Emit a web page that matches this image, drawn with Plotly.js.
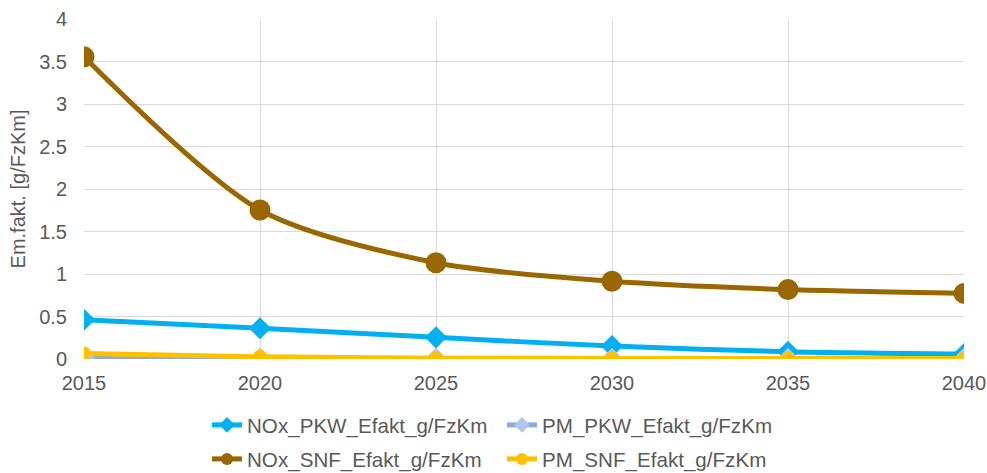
<!DOCTYPE html>
<html><head><meta charset="utf-8">
<script src="https://cdn.plot.ly/plotly-3.0.1.min.js"></script>
<style>html,body{margin:0;padding:0;background:#fff}#chart{width:987px;height:473px}</style>
</head><body><div id="chart"></div>
<script>
const years = [2015, 2020, 2025, 2030, 2035, 2040];
const noxPKW = [0.462, 0.362, 0.255, 0.152, 0.085, 0.058];
const pmPKW  = [0.006, 0.004, 0.003, 0.002, 0.002, 0.002];
const noxSNF = [3.555, 1.753, 1.132, 0.915, 0.817, 0.772];
const pmSNF  = [0.065, 0.027, 0.010, 0.007, 0.006, 0.005];
const names = ['NOx_PKW_Efakt_g/FzKm','PM_PKW_Efakt_g/FzKm','NOx_SNF_Efakt_g/FzKm','PM_SNF_Efakt_g/FzKm'];

const font = {family:'Liberation Sans, Arial, sans-serif', size:20, color:'#595959'};
const legFont = {family:'Liberation Sans, Arial, sans-serif', size:20.6, color:'#595959'};
function tr(y, name, lc, mc, sym, size, legend){
  return {x:years, y:y, name:name, type:'scatter', mode:'lines+markers',
    line:{color:lc, width:5, shape:'spline', smoothing:0.8},
    marker:{color:mc, symbol:sym, size:size}, legend:legend};
}
const data = [
  tr(noxPKW, names[0], '#00B0F0', '#00B0F0', 'diamond', 17, 'legend'),
  tr(pmPKW,  names[1], '#8EA9DB', '#B4C6E7', 'diamond', 17, 'legend'),
  tr(noxSNF, names[2], '#996600', '#996600', 'circle', 21, 'legend2'),
  tr(pmSNF,  names[3], '#FFC000', '#FFC000', 'circle', 14, 'legend2')
];
const legBase = {orientation:'h', xref:'container', yref:'container', x:207/987, xanchor:'left', yanchor:'middle', font:legFont, bgcolor:'rgba(0,0,0,0)', itemwidth:30, itemsizing:'constant', tracegroupgap:0, entrywidth:250, entrywidthmode:'pixels'};
const layout = {
  width:987, height:473,
  margin:{l:84, r:23, t:19, b:114},
  paper_bgcolor:'#fff', plot_bgcolor:'#fff',
  font:font,
  showlegend:true,
  xaxis:{range:[2015,2040], tickvals:years, ticktext:years.map(String), showgrid:true, gridcolor:'#D9D9D9', gridwidth:1.3, zeroline:false, showline:false, ticks:'', tickfont:font, ticklabelstandoff:10},
  yaxis:{range:[0,4], dtick:0.5, showgrid:true, gridcolor:'#D9D9D9', gridwidth:1.3, zeroline:false, showline:false, ticks:'', tickfont:font, ticklabelstandoff:16,
    title:{text:'Em.fakt. [g/FzKm]', font:font, standoff:8}},
  legend:Object.assign({}, legBase, {y:1-425/473}),
  legend2:Object.assign({}, legBase, {y:1-459/473})
};
Plotly.newPlot('chart', data, layout, {displayModeBar:false});
</script></body></html>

## Exercise directions:
Copy the data character for character, but drop all pictures from the copy.

## Worked answer:
Emit a web page that matches this image, drawn with Plotly.js.
<!DOCTYPE html>
<html><head><meta charset="utf-8">
<script src="https://cdn.plot.ly/plotly-3.0.1.min.js"></script>
<style>html,body{margin:0;padding:0;background:#fff}#chart{width:987px;height:473px}</style>
</head><body><div id="chart"></div>
<script>
const years = [2015, 2020, 2025, 2030, 2035, 2040];
const noxPKW = [0.462, 0.362, 0.255, 0.152, 0.085, 0.058];
const pmPKW  = [0.006, 0.004, 0.003, 0.002, 0.002, 0.002];
const noxSNF = [3.555, 1.753, 1.132, 0.915, 0.817, 0.772];
const pmSNF  = [0.065, 0.027, 0.010, 0.007, 0.006, 0.005];
const names = ['NOx_PKW_Efakt_g/FzKm','PM_PKW_Efakt_g/FzKm','NOx_SNF_Efakt_g/FzKm','PM_SNF_Efakt_g/FzKm'];

const font = {family:'Liberation Sans, Arial, sans-serif', size:20, color:'#595959'};
const legFont = {family:'Liberation Sans, Arial, sans-serif', size:20.6, color:'#595959'};
function tr(y, name, lc, mc, sym, size, legend){
  return {x:years, y:y, name:name, type:'scatter', mode:'lines+markers',
    line:{color:lc, width:5, shape:'spline', smoothing:0.8},
    marker:{color:mc, symbol:sym, size:size}, legend:legend};
}
const data = [
  tr(noxPKW, names[0], '#00B0F0', '#00B0F0', 'diamond', 17, 'legend'),
  tr(pmPKW,  names[1], '#8EA9DB', '#B4C6E7', 'diamond', 17, 'legend'),
  tr(noxSNF, names[2], '#996600', '#996600', 'circle', 21, 'legend2'),
  tr(pmSNF,  names[3], '#FFC000', '#FFC000', 'circle', 14, 'legend2')
];
const legBase = {orientation:'h', xref:'container', yref:'container', x:207/987, xanchor:'left', yanchor:'middle', font:legFont, bgcolor:'rgba(0,0,0,0)', itemwidth:30, itemsizing:'constant', tracegroupgap:0, entrywidth:250, entrywidthmode:'pixels'};
const layout = {
  width:987, height:473,
  margin:{l:84, r:23, t:19, b:114},
  paper_bgcolor:'#fff', plot_bgcolor:'#fff',
  font:font,
  showlegend:true,
  xaxis:{range:[2015,2040], tickvals:years, ticktext:years.map(String), showgrid:true, gridcolor:'#D9D9D9', gridwidth:1.3, zeroline:false, showline:false, ticks:'', tickfont:font, ticklabelstandoff:10},
  yaxis:{range:[0,4], dtick:0.5, showgrid:true, gridcolor:'#D9D9D9', gridwidth:1.3, zeroline:false, showline:false, ticks:'', tickfont:font, ticklabelstandoff:16,
    title:{text:'Em.fakt. [g/FzKm]', font:font, standoff:8}},
  legend:Object.assign({}, legBase, {y:1-425/473}),
  legend2:Object.assign({}, legBase, {y:1-459/473})
};
Plotly.newPlot('chart', data, layout, {displayModeBar:false});
</script></body></html>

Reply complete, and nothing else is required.